§ Task to carry out: Only the lines from the one containing "Output the Python" through the one containing "import pandas as pd" belong in the answer; copy them exactly and leave out pictures.

§ Items:
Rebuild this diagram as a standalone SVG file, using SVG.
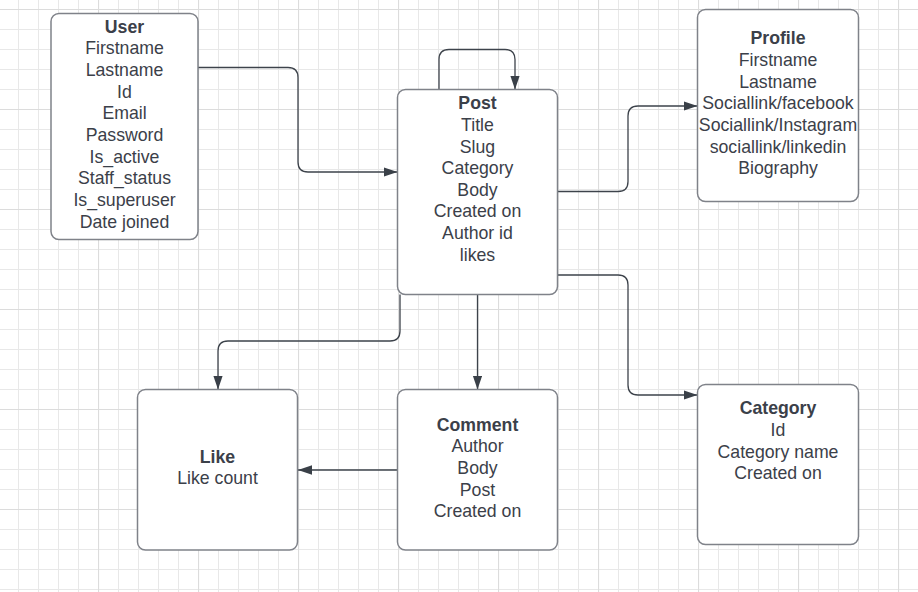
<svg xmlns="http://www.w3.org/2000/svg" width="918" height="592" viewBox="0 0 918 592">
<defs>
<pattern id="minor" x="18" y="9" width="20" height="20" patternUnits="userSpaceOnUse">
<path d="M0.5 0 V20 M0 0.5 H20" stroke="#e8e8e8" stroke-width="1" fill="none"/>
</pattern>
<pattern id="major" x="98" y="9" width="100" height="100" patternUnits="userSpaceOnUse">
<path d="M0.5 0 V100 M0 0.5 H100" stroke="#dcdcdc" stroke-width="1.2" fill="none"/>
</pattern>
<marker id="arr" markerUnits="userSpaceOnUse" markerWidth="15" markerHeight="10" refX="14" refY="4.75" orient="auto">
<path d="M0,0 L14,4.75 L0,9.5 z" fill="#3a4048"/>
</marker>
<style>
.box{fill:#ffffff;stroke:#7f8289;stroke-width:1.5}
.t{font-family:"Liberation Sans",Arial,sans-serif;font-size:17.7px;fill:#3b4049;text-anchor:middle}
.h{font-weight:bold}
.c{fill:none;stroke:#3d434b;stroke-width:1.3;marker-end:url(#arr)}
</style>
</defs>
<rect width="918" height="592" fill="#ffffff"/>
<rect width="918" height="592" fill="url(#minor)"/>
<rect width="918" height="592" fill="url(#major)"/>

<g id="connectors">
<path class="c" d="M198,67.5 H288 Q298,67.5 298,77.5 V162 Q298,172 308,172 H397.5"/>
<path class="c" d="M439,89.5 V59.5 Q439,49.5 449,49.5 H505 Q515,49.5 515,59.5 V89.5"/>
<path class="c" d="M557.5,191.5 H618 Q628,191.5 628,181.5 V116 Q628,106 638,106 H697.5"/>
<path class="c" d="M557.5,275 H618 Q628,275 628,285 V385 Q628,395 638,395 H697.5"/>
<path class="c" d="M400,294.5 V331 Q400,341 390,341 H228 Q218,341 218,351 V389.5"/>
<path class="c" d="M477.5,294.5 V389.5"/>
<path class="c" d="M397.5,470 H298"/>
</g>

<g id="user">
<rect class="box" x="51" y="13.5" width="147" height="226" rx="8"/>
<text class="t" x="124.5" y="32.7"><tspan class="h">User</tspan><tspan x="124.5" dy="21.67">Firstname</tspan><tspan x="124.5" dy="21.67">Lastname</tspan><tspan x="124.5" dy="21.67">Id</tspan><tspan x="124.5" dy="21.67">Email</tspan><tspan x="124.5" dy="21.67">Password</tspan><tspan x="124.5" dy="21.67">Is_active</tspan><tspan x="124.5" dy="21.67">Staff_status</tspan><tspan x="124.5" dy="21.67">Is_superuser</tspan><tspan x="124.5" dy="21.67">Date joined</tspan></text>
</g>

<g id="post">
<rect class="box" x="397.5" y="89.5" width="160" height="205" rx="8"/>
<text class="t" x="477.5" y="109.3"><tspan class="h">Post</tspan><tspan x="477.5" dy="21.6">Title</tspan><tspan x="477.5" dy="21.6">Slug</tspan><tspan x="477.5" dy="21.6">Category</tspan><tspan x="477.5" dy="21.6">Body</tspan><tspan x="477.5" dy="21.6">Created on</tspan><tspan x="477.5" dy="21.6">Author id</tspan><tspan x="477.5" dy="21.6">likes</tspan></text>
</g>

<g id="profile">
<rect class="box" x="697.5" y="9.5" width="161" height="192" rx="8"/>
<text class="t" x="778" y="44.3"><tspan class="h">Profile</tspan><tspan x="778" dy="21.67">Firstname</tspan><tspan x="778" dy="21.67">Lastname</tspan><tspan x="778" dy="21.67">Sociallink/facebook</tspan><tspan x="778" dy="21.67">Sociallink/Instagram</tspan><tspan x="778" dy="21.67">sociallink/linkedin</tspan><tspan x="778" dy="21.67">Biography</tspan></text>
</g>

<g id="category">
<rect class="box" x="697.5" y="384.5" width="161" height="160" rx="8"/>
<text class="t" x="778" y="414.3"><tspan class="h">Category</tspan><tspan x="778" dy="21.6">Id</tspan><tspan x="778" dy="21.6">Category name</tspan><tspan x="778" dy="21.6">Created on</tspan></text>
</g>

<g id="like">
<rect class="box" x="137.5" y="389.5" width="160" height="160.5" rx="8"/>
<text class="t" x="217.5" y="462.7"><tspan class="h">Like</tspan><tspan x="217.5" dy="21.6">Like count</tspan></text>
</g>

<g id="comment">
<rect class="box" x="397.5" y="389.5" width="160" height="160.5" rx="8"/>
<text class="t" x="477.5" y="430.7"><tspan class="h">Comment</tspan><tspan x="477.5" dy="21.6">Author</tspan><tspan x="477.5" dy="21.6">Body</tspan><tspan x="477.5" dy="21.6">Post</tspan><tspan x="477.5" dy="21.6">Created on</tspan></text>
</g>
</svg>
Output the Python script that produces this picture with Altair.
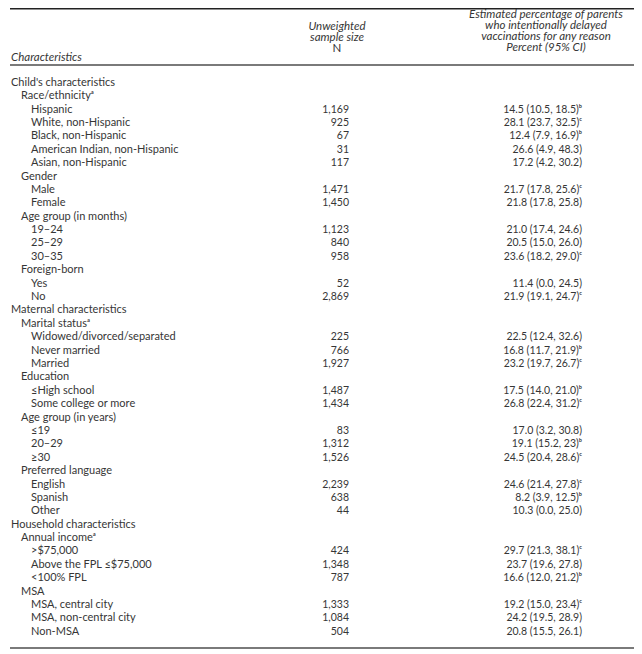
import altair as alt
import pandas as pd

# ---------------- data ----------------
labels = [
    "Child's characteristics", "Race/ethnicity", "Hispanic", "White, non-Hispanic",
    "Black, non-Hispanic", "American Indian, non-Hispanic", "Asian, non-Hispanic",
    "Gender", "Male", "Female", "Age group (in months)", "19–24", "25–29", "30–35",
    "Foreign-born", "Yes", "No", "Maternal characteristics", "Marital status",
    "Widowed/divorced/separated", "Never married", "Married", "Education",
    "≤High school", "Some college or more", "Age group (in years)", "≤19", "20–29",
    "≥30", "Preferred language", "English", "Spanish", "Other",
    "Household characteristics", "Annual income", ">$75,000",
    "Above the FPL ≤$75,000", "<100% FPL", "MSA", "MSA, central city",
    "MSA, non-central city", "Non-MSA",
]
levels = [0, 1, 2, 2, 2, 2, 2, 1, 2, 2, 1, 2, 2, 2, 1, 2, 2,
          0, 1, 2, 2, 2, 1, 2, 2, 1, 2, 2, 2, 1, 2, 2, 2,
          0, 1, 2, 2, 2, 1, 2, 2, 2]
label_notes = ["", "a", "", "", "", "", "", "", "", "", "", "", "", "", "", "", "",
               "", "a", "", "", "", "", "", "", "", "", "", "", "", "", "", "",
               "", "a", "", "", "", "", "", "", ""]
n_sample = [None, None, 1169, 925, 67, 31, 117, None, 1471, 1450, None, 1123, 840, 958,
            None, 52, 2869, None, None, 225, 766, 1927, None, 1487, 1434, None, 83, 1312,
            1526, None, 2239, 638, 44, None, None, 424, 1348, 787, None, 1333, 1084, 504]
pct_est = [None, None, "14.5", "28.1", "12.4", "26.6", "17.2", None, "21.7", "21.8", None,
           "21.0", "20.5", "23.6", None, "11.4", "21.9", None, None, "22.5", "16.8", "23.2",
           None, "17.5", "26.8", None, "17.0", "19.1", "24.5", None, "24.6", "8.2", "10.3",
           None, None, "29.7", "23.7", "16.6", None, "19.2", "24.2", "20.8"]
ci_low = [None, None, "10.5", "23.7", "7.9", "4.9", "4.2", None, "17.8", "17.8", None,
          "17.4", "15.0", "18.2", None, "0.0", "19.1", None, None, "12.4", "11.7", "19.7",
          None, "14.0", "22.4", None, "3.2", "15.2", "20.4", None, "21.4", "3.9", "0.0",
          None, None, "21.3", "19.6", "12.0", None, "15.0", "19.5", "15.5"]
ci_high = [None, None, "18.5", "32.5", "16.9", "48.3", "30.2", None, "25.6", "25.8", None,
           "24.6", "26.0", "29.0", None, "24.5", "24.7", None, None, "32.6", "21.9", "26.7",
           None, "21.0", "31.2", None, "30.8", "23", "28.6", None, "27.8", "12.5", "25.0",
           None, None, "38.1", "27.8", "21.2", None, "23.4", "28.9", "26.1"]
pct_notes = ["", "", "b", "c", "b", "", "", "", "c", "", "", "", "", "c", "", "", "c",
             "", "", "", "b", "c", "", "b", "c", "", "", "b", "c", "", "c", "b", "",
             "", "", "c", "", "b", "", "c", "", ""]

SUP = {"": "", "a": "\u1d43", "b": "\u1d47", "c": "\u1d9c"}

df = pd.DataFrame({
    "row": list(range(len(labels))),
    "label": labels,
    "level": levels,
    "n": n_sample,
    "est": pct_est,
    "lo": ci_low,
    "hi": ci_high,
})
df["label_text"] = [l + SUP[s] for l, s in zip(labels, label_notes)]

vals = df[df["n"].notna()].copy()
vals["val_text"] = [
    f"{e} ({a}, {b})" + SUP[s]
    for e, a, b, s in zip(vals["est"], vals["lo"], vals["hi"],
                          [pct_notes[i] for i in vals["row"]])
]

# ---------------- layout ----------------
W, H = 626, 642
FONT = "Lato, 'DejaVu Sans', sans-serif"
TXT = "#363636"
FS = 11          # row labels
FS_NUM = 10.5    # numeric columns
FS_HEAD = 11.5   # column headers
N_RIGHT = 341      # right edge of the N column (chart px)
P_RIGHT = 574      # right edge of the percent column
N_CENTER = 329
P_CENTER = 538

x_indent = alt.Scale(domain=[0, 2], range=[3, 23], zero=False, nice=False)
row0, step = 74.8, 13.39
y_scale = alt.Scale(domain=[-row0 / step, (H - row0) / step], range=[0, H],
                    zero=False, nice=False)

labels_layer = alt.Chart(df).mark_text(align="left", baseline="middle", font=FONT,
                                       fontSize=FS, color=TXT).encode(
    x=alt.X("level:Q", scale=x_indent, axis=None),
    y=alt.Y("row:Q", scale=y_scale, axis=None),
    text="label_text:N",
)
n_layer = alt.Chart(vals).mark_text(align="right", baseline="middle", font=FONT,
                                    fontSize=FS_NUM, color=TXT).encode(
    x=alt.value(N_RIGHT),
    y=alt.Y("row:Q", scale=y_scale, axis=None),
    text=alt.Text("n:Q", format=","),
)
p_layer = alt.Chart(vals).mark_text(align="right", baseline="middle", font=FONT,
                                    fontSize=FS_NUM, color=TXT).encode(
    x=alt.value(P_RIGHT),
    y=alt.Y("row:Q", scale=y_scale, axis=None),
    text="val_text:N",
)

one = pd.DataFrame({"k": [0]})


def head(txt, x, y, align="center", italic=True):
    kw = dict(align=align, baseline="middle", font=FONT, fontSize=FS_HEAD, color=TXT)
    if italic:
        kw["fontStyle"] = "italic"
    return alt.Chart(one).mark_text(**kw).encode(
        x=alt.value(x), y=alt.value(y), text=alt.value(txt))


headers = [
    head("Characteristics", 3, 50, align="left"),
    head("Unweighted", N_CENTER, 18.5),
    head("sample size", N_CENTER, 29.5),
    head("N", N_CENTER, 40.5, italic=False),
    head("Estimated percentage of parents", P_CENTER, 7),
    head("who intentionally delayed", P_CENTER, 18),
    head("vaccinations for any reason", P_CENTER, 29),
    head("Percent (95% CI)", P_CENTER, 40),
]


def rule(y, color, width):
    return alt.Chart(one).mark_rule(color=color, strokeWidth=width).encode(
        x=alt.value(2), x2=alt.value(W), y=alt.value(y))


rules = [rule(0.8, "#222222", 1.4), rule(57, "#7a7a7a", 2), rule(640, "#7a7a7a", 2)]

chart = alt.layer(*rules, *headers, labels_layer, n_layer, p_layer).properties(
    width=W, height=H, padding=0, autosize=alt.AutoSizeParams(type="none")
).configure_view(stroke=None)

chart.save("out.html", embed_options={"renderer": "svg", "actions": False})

§ The solution:
Output the Python script that produces this picture with Altair.
import altair as alt
import pandas as pd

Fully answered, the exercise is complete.